_Written request_
All lines from the beginning of the listing through the line with "import seaborn as sns" are to be copied word for word; the pictures are not.
***
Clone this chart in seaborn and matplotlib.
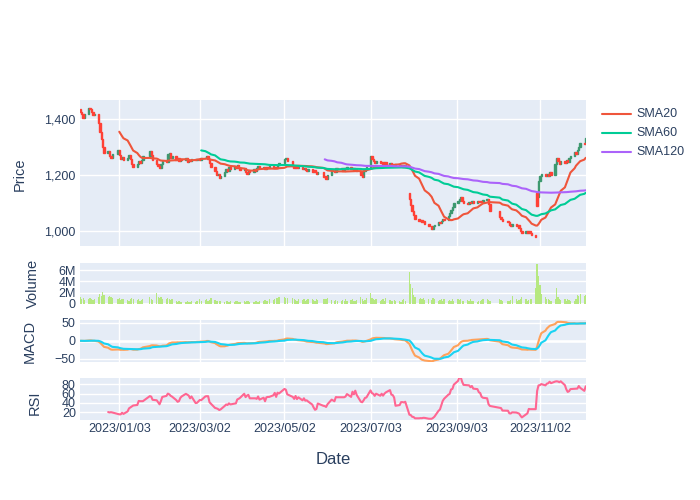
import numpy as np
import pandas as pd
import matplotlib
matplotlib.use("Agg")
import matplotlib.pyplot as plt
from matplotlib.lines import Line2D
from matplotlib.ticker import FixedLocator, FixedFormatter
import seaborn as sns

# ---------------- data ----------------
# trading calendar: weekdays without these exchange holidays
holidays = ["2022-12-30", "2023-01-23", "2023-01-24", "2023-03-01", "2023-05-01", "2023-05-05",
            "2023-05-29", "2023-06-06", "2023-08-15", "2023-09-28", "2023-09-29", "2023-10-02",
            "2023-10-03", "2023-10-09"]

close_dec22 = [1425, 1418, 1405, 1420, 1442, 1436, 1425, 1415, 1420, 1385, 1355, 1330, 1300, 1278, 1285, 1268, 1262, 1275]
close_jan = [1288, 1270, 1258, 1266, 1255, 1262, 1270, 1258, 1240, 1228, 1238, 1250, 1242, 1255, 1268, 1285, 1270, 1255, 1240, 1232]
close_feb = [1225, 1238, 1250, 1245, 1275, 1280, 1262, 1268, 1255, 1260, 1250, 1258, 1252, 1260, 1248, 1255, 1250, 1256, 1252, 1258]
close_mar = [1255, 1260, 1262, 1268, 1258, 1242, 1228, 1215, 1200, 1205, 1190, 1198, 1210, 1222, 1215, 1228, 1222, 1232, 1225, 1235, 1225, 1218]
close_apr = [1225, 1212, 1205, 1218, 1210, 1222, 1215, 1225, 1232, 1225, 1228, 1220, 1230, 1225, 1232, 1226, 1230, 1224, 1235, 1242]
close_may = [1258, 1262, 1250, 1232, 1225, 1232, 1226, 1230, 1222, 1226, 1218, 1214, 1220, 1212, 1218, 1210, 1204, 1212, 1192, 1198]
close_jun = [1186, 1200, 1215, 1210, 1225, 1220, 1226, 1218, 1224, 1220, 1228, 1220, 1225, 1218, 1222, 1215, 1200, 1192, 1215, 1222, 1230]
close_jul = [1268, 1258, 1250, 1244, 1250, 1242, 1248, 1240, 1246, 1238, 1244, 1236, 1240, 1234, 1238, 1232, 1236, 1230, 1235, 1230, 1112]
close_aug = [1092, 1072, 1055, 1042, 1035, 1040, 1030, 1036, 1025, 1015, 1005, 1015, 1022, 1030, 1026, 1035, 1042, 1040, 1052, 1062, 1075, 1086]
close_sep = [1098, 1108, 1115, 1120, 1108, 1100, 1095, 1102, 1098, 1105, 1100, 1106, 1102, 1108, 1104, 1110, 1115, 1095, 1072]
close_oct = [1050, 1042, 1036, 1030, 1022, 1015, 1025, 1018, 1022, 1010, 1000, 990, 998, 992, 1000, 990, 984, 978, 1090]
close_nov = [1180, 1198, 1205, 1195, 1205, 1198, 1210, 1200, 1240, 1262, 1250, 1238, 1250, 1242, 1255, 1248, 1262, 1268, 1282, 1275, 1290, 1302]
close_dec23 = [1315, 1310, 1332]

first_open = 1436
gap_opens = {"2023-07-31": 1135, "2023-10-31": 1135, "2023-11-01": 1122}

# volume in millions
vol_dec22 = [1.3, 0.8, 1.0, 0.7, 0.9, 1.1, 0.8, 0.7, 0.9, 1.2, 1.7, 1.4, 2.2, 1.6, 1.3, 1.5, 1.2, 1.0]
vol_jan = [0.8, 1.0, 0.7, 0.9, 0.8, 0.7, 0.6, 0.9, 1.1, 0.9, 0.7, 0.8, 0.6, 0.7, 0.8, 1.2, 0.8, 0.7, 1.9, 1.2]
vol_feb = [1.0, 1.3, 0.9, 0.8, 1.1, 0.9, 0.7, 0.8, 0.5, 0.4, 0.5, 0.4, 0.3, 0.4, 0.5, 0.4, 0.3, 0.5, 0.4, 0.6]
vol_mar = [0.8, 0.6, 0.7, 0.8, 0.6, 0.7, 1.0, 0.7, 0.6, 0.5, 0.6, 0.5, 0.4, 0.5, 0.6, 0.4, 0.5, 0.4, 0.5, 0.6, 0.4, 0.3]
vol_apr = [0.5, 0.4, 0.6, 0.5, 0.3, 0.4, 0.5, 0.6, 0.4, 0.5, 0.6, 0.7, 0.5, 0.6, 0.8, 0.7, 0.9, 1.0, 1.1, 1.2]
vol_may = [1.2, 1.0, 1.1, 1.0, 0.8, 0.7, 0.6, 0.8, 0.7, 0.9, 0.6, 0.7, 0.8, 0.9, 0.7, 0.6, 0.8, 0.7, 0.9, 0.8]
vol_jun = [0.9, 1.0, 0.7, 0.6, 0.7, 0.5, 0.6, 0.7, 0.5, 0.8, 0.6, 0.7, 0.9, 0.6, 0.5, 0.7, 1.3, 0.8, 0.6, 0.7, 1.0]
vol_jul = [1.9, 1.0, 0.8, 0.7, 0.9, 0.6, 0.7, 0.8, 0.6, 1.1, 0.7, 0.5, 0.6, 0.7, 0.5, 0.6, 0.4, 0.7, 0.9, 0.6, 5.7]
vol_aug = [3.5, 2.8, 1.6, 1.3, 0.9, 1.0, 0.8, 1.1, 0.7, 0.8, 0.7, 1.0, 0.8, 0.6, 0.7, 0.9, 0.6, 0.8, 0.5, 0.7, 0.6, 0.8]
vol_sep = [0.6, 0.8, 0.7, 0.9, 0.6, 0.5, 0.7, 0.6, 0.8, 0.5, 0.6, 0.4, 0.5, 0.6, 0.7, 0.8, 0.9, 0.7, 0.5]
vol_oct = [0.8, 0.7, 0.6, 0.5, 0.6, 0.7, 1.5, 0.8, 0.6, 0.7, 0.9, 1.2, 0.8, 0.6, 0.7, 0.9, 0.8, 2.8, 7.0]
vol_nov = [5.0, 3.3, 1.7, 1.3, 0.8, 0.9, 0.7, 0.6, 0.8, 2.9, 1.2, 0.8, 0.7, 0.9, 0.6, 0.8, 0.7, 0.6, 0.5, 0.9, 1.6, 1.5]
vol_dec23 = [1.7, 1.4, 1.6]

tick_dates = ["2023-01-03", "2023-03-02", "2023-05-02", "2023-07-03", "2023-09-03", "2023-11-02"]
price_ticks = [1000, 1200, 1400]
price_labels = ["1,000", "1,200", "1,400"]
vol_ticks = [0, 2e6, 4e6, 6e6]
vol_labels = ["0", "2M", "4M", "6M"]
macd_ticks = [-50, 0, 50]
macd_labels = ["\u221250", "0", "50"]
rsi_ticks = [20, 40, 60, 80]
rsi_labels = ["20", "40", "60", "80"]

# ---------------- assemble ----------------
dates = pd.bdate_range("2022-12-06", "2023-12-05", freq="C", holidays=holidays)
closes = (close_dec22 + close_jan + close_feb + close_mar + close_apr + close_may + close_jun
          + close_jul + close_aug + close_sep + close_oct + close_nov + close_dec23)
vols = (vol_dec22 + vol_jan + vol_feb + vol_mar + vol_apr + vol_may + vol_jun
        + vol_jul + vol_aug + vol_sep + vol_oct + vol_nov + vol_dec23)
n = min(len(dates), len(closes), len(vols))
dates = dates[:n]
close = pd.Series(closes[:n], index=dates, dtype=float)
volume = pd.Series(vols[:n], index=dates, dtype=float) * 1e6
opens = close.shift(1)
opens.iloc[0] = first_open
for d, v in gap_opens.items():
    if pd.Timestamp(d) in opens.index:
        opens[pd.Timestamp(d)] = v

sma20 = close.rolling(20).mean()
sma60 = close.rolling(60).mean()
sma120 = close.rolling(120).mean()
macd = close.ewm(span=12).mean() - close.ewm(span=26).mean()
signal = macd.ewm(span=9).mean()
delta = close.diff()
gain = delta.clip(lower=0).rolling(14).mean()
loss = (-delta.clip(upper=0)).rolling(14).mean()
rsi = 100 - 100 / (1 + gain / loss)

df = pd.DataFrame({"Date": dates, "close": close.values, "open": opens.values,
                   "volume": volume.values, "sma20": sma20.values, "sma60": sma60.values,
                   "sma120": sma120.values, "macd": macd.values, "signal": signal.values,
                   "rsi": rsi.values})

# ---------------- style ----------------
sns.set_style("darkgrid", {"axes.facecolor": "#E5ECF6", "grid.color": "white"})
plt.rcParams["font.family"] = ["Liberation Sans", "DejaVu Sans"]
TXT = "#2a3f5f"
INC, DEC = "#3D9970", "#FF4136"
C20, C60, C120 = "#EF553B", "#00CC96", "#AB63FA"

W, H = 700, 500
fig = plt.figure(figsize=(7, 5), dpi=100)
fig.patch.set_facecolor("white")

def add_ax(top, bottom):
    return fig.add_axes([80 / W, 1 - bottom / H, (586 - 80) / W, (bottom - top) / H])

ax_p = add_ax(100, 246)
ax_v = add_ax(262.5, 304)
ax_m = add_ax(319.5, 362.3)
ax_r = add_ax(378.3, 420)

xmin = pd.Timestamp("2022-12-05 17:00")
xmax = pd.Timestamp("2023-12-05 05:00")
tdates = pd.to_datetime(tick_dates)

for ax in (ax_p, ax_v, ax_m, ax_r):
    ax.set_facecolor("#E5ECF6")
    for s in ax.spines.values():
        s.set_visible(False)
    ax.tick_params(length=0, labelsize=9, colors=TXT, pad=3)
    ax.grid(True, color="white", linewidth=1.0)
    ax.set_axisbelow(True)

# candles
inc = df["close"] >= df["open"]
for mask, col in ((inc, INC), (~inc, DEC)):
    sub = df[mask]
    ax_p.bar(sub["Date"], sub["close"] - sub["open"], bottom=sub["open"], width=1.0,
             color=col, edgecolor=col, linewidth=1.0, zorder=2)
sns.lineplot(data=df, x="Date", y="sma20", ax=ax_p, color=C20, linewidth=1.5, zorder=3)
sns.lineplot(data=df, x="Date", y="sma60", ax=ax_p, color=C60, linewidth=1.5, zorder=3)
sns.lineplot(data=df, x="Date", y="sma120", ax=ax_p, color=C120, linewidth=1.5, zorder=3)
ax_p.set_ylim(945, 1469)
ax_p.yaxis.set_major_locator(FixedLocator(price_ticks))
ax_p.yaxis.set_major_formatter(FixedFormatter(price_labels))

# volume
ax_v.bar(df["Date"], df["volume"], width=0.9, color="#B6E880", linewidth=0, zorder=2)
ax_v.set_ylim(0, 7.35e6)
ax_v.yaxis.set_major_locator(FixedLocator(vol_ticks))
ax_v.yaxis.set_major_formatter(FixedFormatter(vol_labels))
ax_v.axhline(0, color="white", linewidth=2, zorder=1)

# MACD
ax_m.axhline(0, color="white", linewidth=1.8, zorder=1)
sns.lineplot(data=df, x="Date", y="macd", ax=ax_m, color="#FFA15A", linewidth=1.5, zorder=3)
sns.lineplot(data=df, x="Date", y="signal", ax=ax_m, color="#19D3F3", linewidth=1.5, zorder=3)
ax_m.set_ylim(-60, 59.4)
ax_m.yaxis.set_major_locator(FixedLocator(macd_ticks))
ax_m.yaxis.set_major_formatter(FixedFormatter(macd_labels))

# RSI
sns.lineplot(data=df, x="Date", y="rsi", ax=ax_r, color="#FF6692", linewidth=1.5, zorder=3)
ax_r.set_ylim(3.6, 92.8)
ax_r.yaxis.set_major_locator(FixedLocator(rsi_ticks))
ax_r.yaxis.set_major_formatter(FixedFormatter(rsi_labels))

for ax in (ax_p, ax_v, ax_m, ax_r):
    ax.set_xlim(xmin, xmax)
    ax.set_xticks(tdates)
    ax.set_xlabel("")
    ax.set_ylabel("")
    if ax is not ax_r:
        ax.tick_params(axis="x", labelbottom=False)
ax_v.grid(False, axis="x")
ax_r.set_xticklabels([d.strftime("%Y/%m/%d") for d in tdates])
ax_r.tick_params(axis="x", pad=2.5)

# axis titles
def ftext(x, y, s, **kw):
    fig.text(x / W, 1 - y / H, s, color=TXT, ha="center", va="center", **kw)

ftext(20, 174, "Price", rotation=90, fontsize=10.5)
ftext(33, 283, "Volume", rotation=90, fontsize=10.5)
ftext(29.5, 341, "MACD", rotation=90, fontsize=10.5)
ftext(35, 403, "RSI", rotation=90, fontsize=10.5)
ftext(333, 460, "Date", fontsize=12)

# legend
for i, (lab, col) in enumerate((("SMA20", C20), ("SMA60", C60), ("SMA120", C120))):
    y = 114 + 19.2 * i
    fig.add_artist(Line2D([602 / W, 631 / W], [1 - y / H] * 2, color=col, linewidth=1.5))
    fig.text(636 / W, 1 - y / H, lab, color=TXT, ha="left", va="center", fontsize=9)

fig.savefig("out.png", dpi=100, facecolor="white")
***
_Output for this exercise_
Clone this chart in seaborn and matplotlib.
import numpy as np
import pandas as pd
import matplotlib
matplotlib.use("Agg")
import matplotlib.pyplot as plt
from matplotlib.lines import Line2D
from matplotlib.ticker import FixedLocator, FixedFormatter
import seaborn as sns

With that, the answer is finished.